This weekend I had the opportunity to go to the new Meriam Park Drive-in and watch the documentary “Joy Will Find a Way,” the Camp Fire anniversary event held last November 8, 2019, at the Paradise Performing Arts Center. Speakers, musicians and community members shared a time for remembering the experience, the terror, the acts of heroism and the shock of so many people lost from a small and intimate community.

It was everything I expected it would be; it was tender and reflective, and you could see the sadness and the hope on each performer’s face. But I realized something part way through – maybe it was when the images of those lost flashed by one after another, the briefest moment in an endless string of names and faces.

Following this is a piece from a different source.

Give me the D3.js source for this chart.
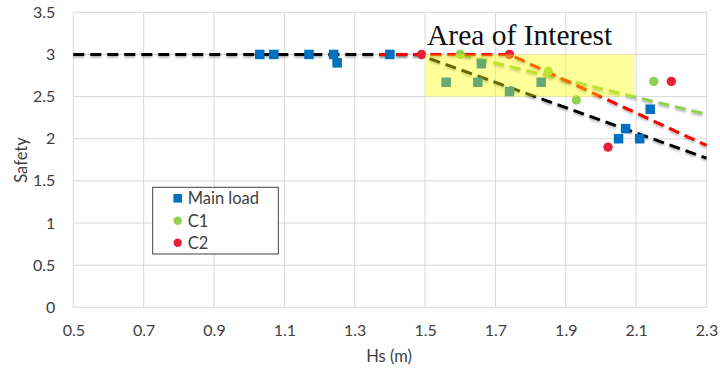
<!DOCTYPE html>
<html><head><meta charset="utf-8">
<script src="https://cdn.jsdelivr.net/npm/d3@7"></script>
<style>
html,body{margin:0;padding:0;background:#fff;}
svg{display:block;font-family:Lato,"Open Sans",sans-serif;}
</style></head>
<body><svg id="c" width="720" height="369"></svg>
<script>
// ---- data ----
const mainX = [1.03,1.07,1.17,1.24,1.25,1.40,1.56,1.65,1.66,1.74,1.83,2.05,2.07,2.11,2.14];
const mainY = [3,3,3,3,2.9,3,2.67,2.67,2.89,2.56,2.67,2.0,2.12,2.0,2.35];
const c1X = [1.60,1.85,1.93,2.15];
const c1Y = [3,2.8,2.46,2.68];
const c2X = [1.49,1.74,2.02,2.20];
const c2Y = [3,3,1.9,2.68];
const trendMainX = [0.5,1.48,2.3];
const trendMainY = [3,3,1.77];
const trendC1X = [1.6,2.3];
const trendC1Y = [3,2.29];
const trendC2X = [1.37,1.74,2.3];
const trendC2Y = [3,3,1.92];
const areaX = [1.5,2.095];
const areaY = [2.5,3.0];
const xTicks = [0.5,0.7,0.9,1.1,1.3,1.5,1.7,1.9,2.1,2.3];
const yTicks = [0,0.5,1,1.5,2,2.5,3,3.5];
const seriesNames = ["Main load","C1","C2"];
const annotation = "Area of Interest";

// ---- layout ----
const svg = d3.select("#c");
const L=73.3, R=706.5, T=12.3, B=307.3;
const x = d3.scaleLinear().domain([0.5,2.3]).range([L,R]);
const y = d3.scaleLinear().domain([0,3.5]).range([B,T]);
const blue="#0070c0", green="#92d050", red="#e8203a";
const txt="#404040";

const defs = svg.append("defs");
const f = defs.append("filter").attr("id","sh").attr("x","-5%").attr("y","-50%").attr("width","110%").attr("height","200%");
f.append("feDropShadow").attr("dx",0).attr("dy",1.5).attr("stdDeviation",1.3).attr("flood-color","#000").attr("flood-opacity",0.35);

// gridlines
svg.append("g").selectAll("line").data(xTicks).join("line")
  .attr("x1",d=>x(d)).attr("x2",d=>x(d)).attr("y1",T).attr("y2",B)
  .attr("stroke","#d9d9d9").attr("stroke-width",1);
svg.append("g").selectAll("line").data(yTicks).join("line")
  .attr("x1",L).attr("x2",R).attr("y1",d=>y(d)).attr("y2",d=>y(d))
  .attr("stroke","#d9d9d9").attr("stroke-width",1);

// axes (labels only)
const xa = svg.append("g").attr("transform",`translate(0,${B})`)
  .call(d3.axisBottom(x).tickValues(xTicks).tickFormat(d3.format(".1f")).tickSize(0).tickPadding(17));
const ya = svg.append("g").attr("transform",`translate(${L},0)`)
  .call(d3.axisLeft(y).tickValues(yTicks).tickFormat(d=>String(d)).tickSize(0).tickPadding(18));
[xa,ya].forEach(a=>{
  a.select(".domain").remove();
  a.selectAll("text").attr("fill",txt).style("font-size","16px").style("font-family","Lato,'Open Sans',sans-serif");
});

// axis titles
svg.append("text").attr("x",389).attr("y",362).attr("text-anchor","middle")
  .attr("fill",txt).style("font-size","16.5px").text("Hs (m)");
svg.append("text").attr("transform","translate(26.5,160) rotate(-90)").attr("text-anchor","middle")
  .attr("fill",txt).style("font-size","16.5px").text("Safety");

// trend lines
const line = d3.line().x(d=>x(d[0])).y(d=>y(d[1]));
function trend(xs,ys,color){
  svg.append("path").datum(d3.zip(xs,ys)).attr("d",line)
    .attr("fill","none").attr("stroke",color).attr("stroke-width",3)
    .attr("stroke-dasharray","11,6").attr("filter","url(#sh)");
}
trend(trendMainX,trendMainY,"#000");
trend(trendC1X,trendC1Y,green);
trend(trendC2X,trendC2Y,"#ff0000");

// markers
const s=9.5;
svg.append("g").selectAll("rect").data(d3.zip(mainX,mainY)).join("rect")
  .attr("x",d=>x(d[0])-s/2).attr("y",d=>y(d[1])-s/2).attr("width",s).attr("height",s).attr("fill",blue);
svg.append("g").selectAll("circle").data(d3.zip(c1X,c1Y)).join("circle")
  .attr("cx",d=>x(d[0])).attr("cy",d=>y(d[1])).attr("r",4.7).attr("fill",green);
svg.append("g").selectAll("circle").data(d3.zip(c2X,c2Y)).join("circle")
  .attr("cx",d=>x(d[0])).attr("cy",d=>y(d[1])).attr("r",4.7).attr("fill",red);

// area of interest overlay
svg.append("rect").attr("x",x(areaX[0])).attr("y",y(areaY[1]))
  .attr("width",x(areaX[1])-x(areaX[0])).attr("height",y(areaY[0])-y(areaY[1]))
  .attr("fill","#ffff00").attr("opacity",0.4);
svg.append("text").attr("x",x(areaX[0])+2).attr("y",45)
  .style("font-family","'Liberation Serif','Times New Roman',serif").style("font-size","29.5px")
  .attr("fill","#111").text(annotation);

// legend
const lg = svg.append("g");
lg.append("rect").attr("x",152.7).attr("y",187.3).attr("width",125.6).attr("height",66.7)
  .attr("fill","#fff").attr("stroke","#404040").attr("stroke-width",1);
const ly = [198.3,220.7,242.7];
const lc = [blue,green,red];
seriesNames.forEach((n,i)=>{
  if(i===0) lg.append("rect").attr("x",177.7-4.3).attr("y",ly[i]-4.3).attr("width",8.6).attr("height",8.6).attr("fill",lc[i]);
  else lg.append("circle").attr("cx",177.7).attr("cy",ly[i]).attr("r",4.2).attr("fill",lc[i]);
  lg.append("text").attr("x",187.7).attr("y",ly[i]).attr("dy","0.36em")
    .attr("fill",txt).style("font-size","16.5px").text(n);
});
</script></body></html>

Each new photo made the previous ten, twenty, fifty somehow both less and more important: less, as the names became too many to recall, melting into scores of lives I’ll never know or understand, whose loss can never pierce me very deeply. I didn’t know them, and there’s so much other pain and ache in the world in every passing day. I forgot the names as quickly as I read them.

But each face became more important with the growing number, too. What I noticed in those faces of people holding loved ones, laughing, getting married, welcoming a newborn, is that the brief, unknowable experience of others is what, in sum, makes an actual community. Most of those people didn’t know everyone else who died any better than I did, but they were and are bound together because they lived on the Ridge. The sights, the smells and the stories of that place meant something to each and every one of them. And that made them important to the perfect strangers who still memorialized them a year after they died.

This may seem an odd place to mention the election we’ve all just endured. But the faces of Paradise reminded me of what it is that ties our whole country together and can, if we choose, help us to better see the strangers around us as our own community. We may not all know each other, or even hope to truly understand one another’s experiences, but we’re all here together, now, in this place. We can risk offering each other some kind of fumbling grace or we can further isolate ourselves, righteous and certain and lonely.

There is right and there is wrong, and there is a time and place for fighting for what’s right. But if we choose, we can fight like a family in their home, knowing and trusting that we share a love of the place we live. We don’t actually have to love our home for all the same reasons. It’s our home, nonetheless. And that makes us a community. Maybe we can start with that.